Record list start

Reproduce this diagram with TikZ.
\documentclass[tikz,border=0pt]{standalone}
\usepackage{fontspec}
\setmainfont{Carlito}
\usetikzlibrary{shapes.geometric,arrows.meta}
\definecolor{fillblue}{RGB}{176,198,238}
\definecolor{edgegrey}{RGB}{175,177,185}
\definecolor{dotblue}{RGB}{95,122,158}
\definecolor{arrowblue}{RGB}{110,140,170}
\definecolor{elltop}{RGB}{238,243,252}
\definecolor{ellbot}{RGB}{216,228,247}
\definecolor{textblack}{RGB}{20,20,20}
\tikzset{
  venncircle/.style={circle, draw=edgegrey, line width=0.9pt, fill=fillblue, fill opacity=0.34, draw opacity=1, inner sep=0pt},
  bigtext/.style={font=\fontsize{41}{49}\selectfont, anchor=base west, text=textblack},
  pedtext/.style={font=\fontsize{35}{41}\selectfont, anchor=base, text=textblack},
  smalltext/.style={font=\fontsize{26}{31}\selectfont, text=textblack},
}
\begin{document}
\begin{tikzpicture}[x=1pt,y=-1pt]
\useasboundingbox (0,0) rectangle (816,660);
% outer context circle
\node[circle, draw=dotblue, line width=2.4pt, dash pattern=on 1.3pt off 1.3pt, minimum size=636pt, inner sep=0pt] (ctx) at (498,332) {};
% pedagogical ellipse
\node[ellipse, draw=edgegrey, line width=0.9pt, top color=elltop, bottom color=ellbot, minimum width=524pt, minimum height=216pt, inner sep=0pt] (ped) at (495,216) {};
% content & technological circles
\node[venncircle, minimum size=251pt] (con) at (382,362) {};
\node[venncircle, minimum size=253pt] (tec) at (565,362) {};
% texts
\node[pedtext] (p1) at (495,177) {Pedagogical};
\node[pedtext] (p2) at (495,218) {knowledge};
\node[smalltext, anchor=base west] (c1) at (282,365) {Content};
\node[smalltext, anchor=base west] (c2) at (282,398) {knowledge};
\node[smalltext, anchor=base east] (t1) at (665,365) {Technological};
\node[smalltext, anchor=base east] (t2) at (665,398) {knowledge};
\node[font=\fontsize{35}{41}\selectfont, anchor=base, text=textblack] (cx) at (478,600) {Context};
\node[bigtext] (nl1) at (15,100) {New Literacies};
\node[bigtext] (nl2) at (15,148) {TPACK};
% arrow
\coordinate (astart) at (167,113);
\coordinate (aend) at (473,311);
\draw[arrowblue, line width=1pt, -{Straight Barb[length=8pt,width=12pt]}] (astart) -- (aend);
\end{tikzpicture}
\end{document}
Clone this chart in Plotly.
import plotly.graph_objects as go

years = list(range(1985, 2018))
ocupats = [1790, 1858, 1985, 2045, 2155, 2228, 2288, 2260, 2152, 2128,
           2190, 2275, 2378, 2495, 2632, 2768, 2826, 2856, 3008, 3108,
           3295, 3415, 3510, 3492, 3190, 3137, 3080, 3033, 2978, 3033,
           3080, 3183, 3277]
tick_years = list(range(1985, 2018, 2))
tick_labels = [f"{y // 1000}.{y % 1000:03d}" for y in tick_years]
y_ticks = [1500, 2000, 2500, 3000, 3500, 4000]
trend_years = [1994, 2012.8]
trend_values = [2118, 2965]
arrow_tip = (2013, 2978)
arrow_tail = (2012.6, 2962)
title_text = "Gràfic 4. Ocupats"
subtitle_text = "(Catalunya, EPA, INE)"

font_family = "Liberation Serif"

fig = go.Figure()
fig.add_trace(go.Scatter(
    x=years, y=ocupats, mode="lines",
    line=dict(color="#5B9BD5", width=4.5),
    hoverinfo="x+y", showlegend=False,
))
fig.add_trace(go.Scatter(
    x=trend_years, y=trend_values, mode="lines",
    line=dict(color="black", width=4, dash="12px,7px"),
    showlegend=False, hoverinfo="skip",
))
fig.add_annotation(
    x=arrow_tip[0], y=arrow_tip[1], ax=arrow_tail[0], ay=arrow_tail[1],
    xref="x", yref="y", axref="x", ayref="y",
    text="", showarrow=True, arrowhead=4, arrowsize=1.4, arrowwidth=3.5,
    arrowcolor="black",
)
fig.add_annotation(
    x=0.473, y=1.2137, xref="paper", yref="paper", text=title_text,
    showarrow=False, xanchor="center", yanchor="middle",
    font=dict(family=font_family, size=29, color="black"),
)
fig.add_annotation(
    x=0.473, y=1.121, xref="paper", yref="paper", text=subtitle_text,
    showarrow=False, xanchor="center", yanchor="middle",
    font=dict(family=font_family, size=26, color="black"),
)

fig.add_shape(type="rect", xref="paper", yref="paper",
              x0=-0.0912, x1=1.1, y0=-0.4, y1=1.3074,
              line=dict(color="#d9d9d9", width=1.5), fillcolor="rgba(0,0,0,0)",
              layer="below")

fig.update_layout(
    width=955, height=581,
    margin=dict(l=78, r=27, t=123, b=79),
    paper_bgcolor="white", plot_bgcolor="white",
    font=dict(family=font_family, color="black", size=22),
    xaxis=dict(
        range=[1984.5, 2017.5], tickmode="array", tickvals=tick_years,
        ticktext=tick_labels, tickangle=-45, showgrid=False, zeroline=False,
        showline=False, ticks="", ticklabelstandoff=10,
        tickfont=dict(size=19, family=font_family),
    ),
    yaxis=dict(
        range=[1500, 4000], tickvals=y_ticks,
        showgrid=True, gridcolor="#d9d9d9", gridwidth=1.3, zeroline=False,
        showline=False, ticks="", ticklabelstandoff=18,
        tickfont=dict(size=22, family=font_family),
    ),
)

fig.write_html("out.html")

Record list end

**Problem requirements**
Scan the listing above. Collect all lines with the word "this".

**Task result**
Reproduce this diagram with TikZ.
Clone this chart in Plotly.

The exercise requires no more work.